I think we are missing 1 point. If you make multiple process for your web server, then you have to write another process to open the socket and pass 'work' to different threads. Threading offers a single process multiple threads, clean design. In many situations thread is just natural and in other situation a new process is just natural. When the problem falls in a gray area the other trade offs as explained by ephemient becomes important.
ephemient about 12 years

@Saurabh Not really. You can easily socket, bind, listen, fork, and then have multiple processes accept connections on the same listening socket.

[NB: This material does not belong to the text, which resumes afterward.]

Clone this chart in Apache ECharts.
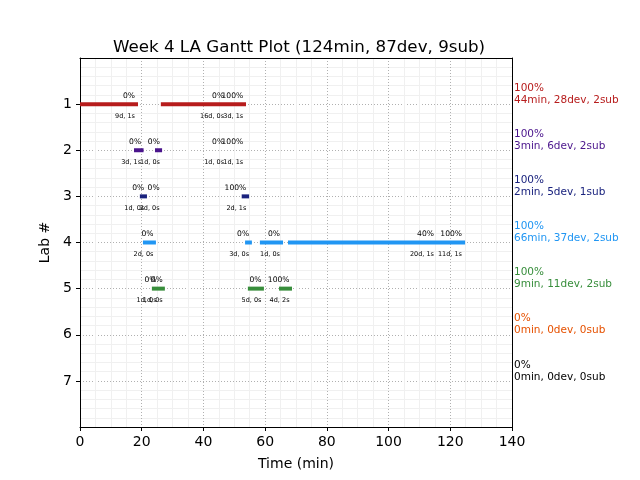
<!DOCTYPE html>
<html><head><meta charset="utf-8">
<script src="https://cdn.jsdelivr.net/npm/echarts@6/dist/echarts.min.js"></script>
<style>html,body{margin:0;padding:0;background:#fff}#c{width:640px;height:480px}</style>
</head><body><div id="c"></div>
<script>
// ---- data ----
const labNames = ['1', '2', '3', '4', '5', '6', '7'];
const labColors = ['#b71c1c', '#4a148c', '#1a237e', '#2196f3', '#388e3c', '#e65100', '#000000'];
const xTicks = [0, 20, 40, 60, 80, 100, 120, 140];

// bars: [start min, end min]
const lab1Bars = [[0, 18.8], [26.2, 53.8]];
const lab2Bars = [[17.5, 20.6], [24.3, 26.6]];
const lab3Bars = [[19.4, 21.7], [52.4, 54.8]];
const lab4Bars = [[20.4, 24.6], [53.5, 55.7], [58.3, 65.8], [67.4, 124.8]];
const lab5Bars = [[23.3, 27.5], [54.4, 59.6], [64.5, 68.7]];
const lab6Bars = [];
const lab7Bars = [];

// labels: [x (min), score, days/subs]
const lab1Notes = [[17.8, '0%', '9d, 1s'], [46.7, '0%', '16d, 0s'], [52.9, '100%', '3d, 1s']];
const lab2Notes = [[19.8, '0%', '3d, 1s'], [25.9, '0%', '1d, 0s'], [46.7, '0%', '1d, 0s'], [52.9, '100%', '1d, 1s']];
const lab3Notes = [[20.8, '0%', '1d, 0s'], [25.8, '0%', '2d, 0s'], [53.9, '100%', '2d, 1s']];
const lab4Notes = [[23.8, '0%', '2d, 0s'], [54.8, '0%', '3d, 0s'], [64.8, '0%', '1d, 0s'], [114.7, '40%', '20d, 1s'], [123.8, '100%', '11d, 1s']];
const lab5Notes = [[24.8, '0%', '1d, 0s'], [26.8, '0%', '1d, 0s'], [58.8, '0%', '5d, 0s'], [67.9, '100%', '4d, 2s']];
const lab6Notes = [];
const lab7Notes = [];

const summaryPct = ['100%', '100%', '100%', '100%', '100%', '0%', '0%'];
const summaryText = ['44min, 28dev, 2sub', '3min, 6dev, 2sub', '2min, 5dev, 1sub', '66min, 37dev, 2sub', '9min, 11dev, 2sub', '0min, 0dev, 0sub', '0min, 0dev, 0sub'];

const titleText = 'Week 4 LA Gantt Plot (124min, 87dev, 9sub)';

// ---- build ----
const allBars = [lab1Bars, lab2Bars, lab3Bars, lab4Bars, lab5Bars, lab6Bars, lab7Bars];
const allNotes = [lab1Notes, lab2Notes, lab3Notes, lab4Notes, lab5Notes, lab6Notes, lab7Notes];

const barData = [];
allBars.forEach((bars, i) => bars.forEach(b => barData.push([b[0], b[1], i + 1, i])));

const pctData = [], subData = [];
allNotes.forEach((notes, i) => notes.forEach(n => {
  pctData.push({ value: [n[0], i + 1], name: n[1] });
  subData.push({ value: [n[0], i + 1], name: n[2] });
}));

const sumData = labNames.map((n, i) => ({
  value: [140, i + 1],
  label: { color: labColors[i] },
  name: summaryPct[i] + '\n' + summaryText[i]
}));

const FONT = 'DejaVu Sans';
const frameAxis = {
  axisLine: { show: true, onZero: false, lineStyle: { color: '#000', width: 1 } },
  axisTick: { show: false }, axisLabel: { show: false },
  splitLine: { show: false }, minorSplitLine: { show: false }
};
const chart = echarts.init(document.getElementById('c'), null, { renderer: 'canvas' });
chart.setOption({
  animation: false,
  backgroundColor: '#fff',
  title: {
    text: titleText, left: 294, top: 34, textAlign: 'center',
    textStyle: { fontFamily: FONT, fontSize: 16.7, fontWeight: 'normal', color: '#000' }
  },
  grid: { left: 80, top: 58, width: 432, height: 369, show: false },
  xAxis: [{
    type: 'value', min: 0, max: 140, interval: 20, position: 'bottom',
    name: 'Time (min)', nameLocation: 'middle', nameGap: 30,
    nameTextStyle: { fontFamily: FONT, fontSize: 14, color: '#000' },
    axisLine: { show: true, onZero: false, lineStyle: { color: '#000', width: 1 } },
    axisTick: { show: true, length: 4, lineStyle: { color: '#000' } },
    axisLabel: { fontFamily: FONT, fontSize: 14, color: '#000', margin: 8, formatter: v => xTicks.includes(v) ? String(v) : '' },
    splitLine: { show: true, lineStyle: { color: '#b0b0b0', type: [1, 2], width: 1 } },
    minorTick: { show: false, splitNumber: 4 },
    minorSplitLine: { show: true, lineStyle: { color: '#f0f0f0', width: 1 } }
  }, Object.assign({ type: 'value', min: 0, max: 140, position: 'top' }, frameAxis)],
  yAxis: [{
    type: 'value', min: 0, max: 8, interval: 1, inverse: true, position: 'left',
    name: 'Lab #', nameLocation: 'middle', nameGap: 21, nameRotate: 90,
    nameTextStyle: { fontFamily: FONT, fontSize: 14, color: '#000' },
    axisLine: { show: true, onZero: false, lineStyle: { color: '#000', width: 1 } },
    axisTick: { show: true, length: 4, lineStyle: { color: '#000' }, customValues: [1, 2, 3, 4, 5, 6, 7] },
    axisLabel: { fontFamily: FONT, fontSize: 14, color: '#000', margin: 8, customValues: [1, 2, 3, 4, 5, 6, 7],
      formatter: v => (v >= 1 && v <= 7) ? labNames[v - 1] : '' },
    splitLine: { show: true, lineStyle: { color: '#b0b0b0', type: [1, 2], width: 1 } },
    minorTick: { show: false, splitNumber: 5 },
    minorSplitLine: { show: true, lineStyle: { color: '#f0f0f0', width: 1 } }
  }, Object.assign({ type: 'value', min: 0, max: 8, inverse: true, position: 'right' }, frameAxis)],
  series: [
    {
      type: 'custom', data: barData, encode: { x: [0, 1], y: 2 },
      renderItem: (params, api) => {
        const s = api.coord([api.value(0), api.value(2)]);
        const e = api.coord([api.value(1), api.value(2)]);
        return { type: 'rect', shape: { x: s[0], y: s[1] - 2, width: e[0] - s[0], height: 4 },
          style: { fill: labColors[api.value(3)] } };
      }
    },
    {
      type: 'scatter', data: pctData, symbolSize: 0, silent: true, itemStyle: { opacity: 1 },
      label: { show: true, position: 'inside', align: 'right', verticalAlign: 'middle', offset: [0, -8.5],
        formatter: p => p.name, fontFamily: FONT, fontSize: 7.6, color: '#000' }
    },
    {
      type: 'scatter', data: subData, symbolSize: 0, silent: true, itemStyle: { opacity: 1 },
      label: { show: true, position: 'inside', align: 'right', verticalAlign: 'middle', offset: [0, 12],
        formatter: p => p.name, fontFamily: FONT, fontSize: 6.5, color: '#000' }
    },
    {
      type: 'scatter', data: sumData, symbolSize: 0, silent: true, itemStyle: { opacity: 1 },
      label: { show: true, position: 'inside', align: 'left', verticalAlign: 'middle', offset: [2, -10],
        lineHeight: 12, formatter: p => p.name, fontFamily: FONT, fontSize: 10.5 }
    }
  ]
});
</script></body></html>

A process can stop accepting if it's busy, and the kernel will route incoming connections to another process (if nobody is listening, kernel will queue or drop, depending on listen backlog). You don't have much more control over work distribution than that, but usually that's good enough!
Ehtesh Choudhury over 11 years

@MarkR could you give some examples or a link of how forking breaks library and creates unexpected behavior?
MarkR over 11 years

If a process forks with an open mysql connection, bad things happen, as the socket is shared between two processes. Even if only one process uses the connection, the other stops it from being closed.
n611x007 almost 11 years

"the data may already be loaded in cache" - what cache exactly?
c4f4t0r over 10 years

one big different, with processes the kernel create page table for every process and theads use only one page tables, so i think is normal the threads are faster then processes
Russell Stuart about 10 years

CyberFonic's is true for Windows. As ephemient says under Linux processes aren't heavier. And under Linux all the mechanisms available for communication between threads (futex's,shared memory, pipes, IPC) is also available for processes and run at the same speed.
Lawrence Jones about 10 years

Naxa, the cache that's being referred to is the page table cache. COW ensures that initially the two threads will share the same memory - ie, each thread will point to the same physical place in memory for it's program data. This means the kernel hasn't had to perform any swapping/paging as the data is already there, probably already loaded into main memory.
Stanimirovv almost 10 years

There is one thing which I do not understand from this answer: If threads and processes are the same to linux, how and when do we achieve shared resources for the threads?
ephemient almost 10 years

@Bloodcount All processes/threads on Linux are created by the same mechanism, which clones an existing process/thread. Flags passed to clone() determine which resources are shared. A task can also unshare() resources at any later point in time.
Karthik Balaguru over 9 years

A single process can contain multiple threads and hence how is it true that the terms process, thread, and task are used rather interchangeably in the Linux kernel. Can you please point where exactly it is claimed in linux ?
Karthik Balaguru over 9 years

Another simple way to look at it is TCB is pretty smaller than PCB and so it is obvious that process context switch that involves PCB will consume bit more time than that of switching of threads.
ephemient over 9 years

@KarthikBalaguru Within the kernel itself, there is a task_struct for each task. This is often called a "process" throughout the kernel code, but it corresponds to each runnable thread. There is no process_struct; if a bunch of task_structs are linked together by their thread_group list, then they're the same "process" to userspace. There's a little bit of special handling of "thread"s, e.g. all sibling threads are stopped on fork and exec, and only the "main" thread shows up in ls /proc. Every thread is accessible via /proc/pid though, whether it's listed in /proc or not.
ephemient over 9 years

@KarthikBalaguru The kernel supports a continuum of behavior between threads and processes; for example, clone(CLONE_THREAD | CLONE_VM | CLONE_SIGHAND)) would give you a new "thread" that doesn't share working directory, files or locks, while clone(CLONE_FILES | CLONE_FS | CLONE_IO) would give you a "process" that does. The underlying system creates tasks by cloning; fork() and pthread_create() are just library functions that invoke clone() differently (as I wrote in this answer).
olegst over 8 years

What do you mean no benefit? How about performing heavy calculations in GUI thread? Moving them to parallel thread will be much better from a point of user experience, no matter how CPU is loaded.
Lie Ryan over 8 years

fork() system call is specified by POSIX (which means it's available on any Unix systems), if you used the underlying Linux API, which is the clone() system call, then you actually have even more choices in Linux than just the three.
Lelanthran almost 7 years

@MarkR The sharing of the socket is by design. Besides, either of the processes can close the socket using linux.die.net/man/2/shutdown before calling close() on the socket.
batbrat over 5 years

You mention that not sharing may be good on multiprocessor systems. However, just using multiprocessing doesn't guarantee that we will not synch. Esp. if we use shared memory and not messaging.
abhiarora over 4 years

Does this answer require modification considering latest version of Linux Kernel?
abhiarora over 4 years

IPC is harder to use but what if someone uses "shared memory"?